Real-World Usage at Scale

GitHub Actions live logs — SSE. Simple one-way stream; plain HTTP, works through corporate proxies.
Slack — started with long polling, migrated to WebSockets for real-time messaging. Now uses a custom protocol on top of WebSockets with heartbeats and message acknowledgements.
Figma / Google Docs collaborative editing — WebSockets with Operational Transform (OT) or CRDT over the duplex channel.
Financial dashboards (Bloomberg, Robinhood) — SSE for market data feeds (server-initiated, high-frequency, no need for client→server on the data channel).
Uber driver location — WebSockets (bidirectional: driver sends GPS, rider receives updates).

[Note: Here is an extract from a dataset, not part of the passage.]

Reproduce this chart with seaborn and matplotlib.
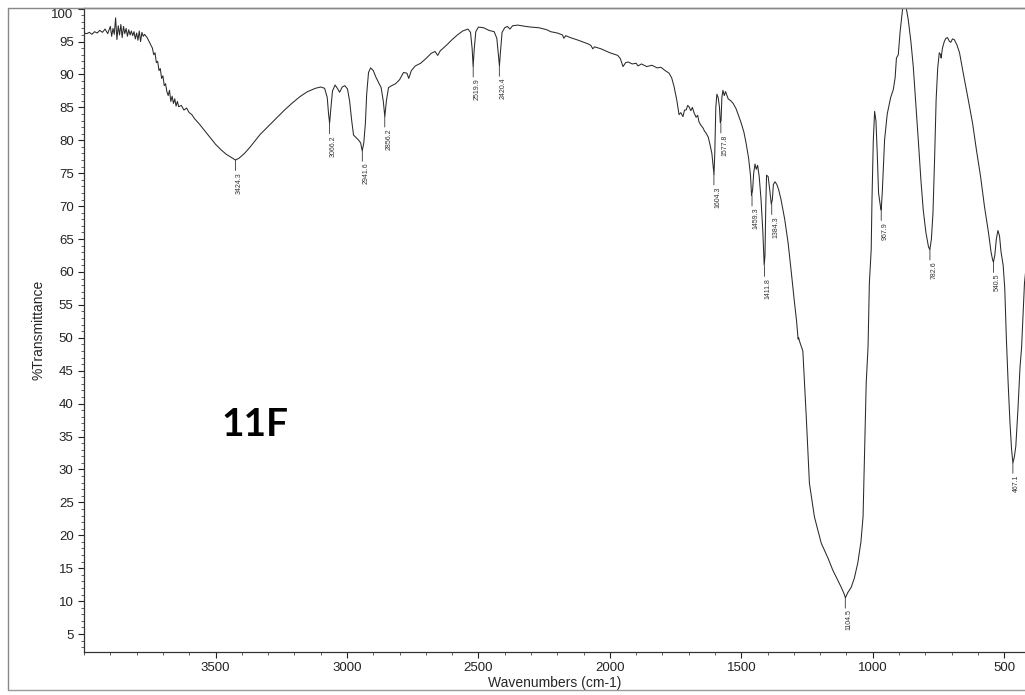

WebSocket horizontal scaling: a pub/sub bus (Redis or Kafka) lets any backend node fan out a message to sockets held on different WS nodes, removing the need for every message to hit the same process.

Decision Framework

Ask yourself two questions to pick the right transport:

Does the client need to send data in real-time over the same channel? If yes, you need WebSockets. If no, SSE or long polling can work.
How frequently do events arrive? Low-frequency (a few per minute) and legacy infrastructure → long polling. Medium-to-high frequency, browser clients, server-to-client only → SSE. High-frequency, bidirectional, latency-critical → WebSockets.

Hybrid approach: many production systems use SSE for receiving real-time data (lower infrastructure cost, works everywhere) and plain fetch() for client-to-server commands. This is simpler to scale and debug than WebSockets for most use cases. Reach for WebSockets only when you genuinely need bidirectionality at low latency.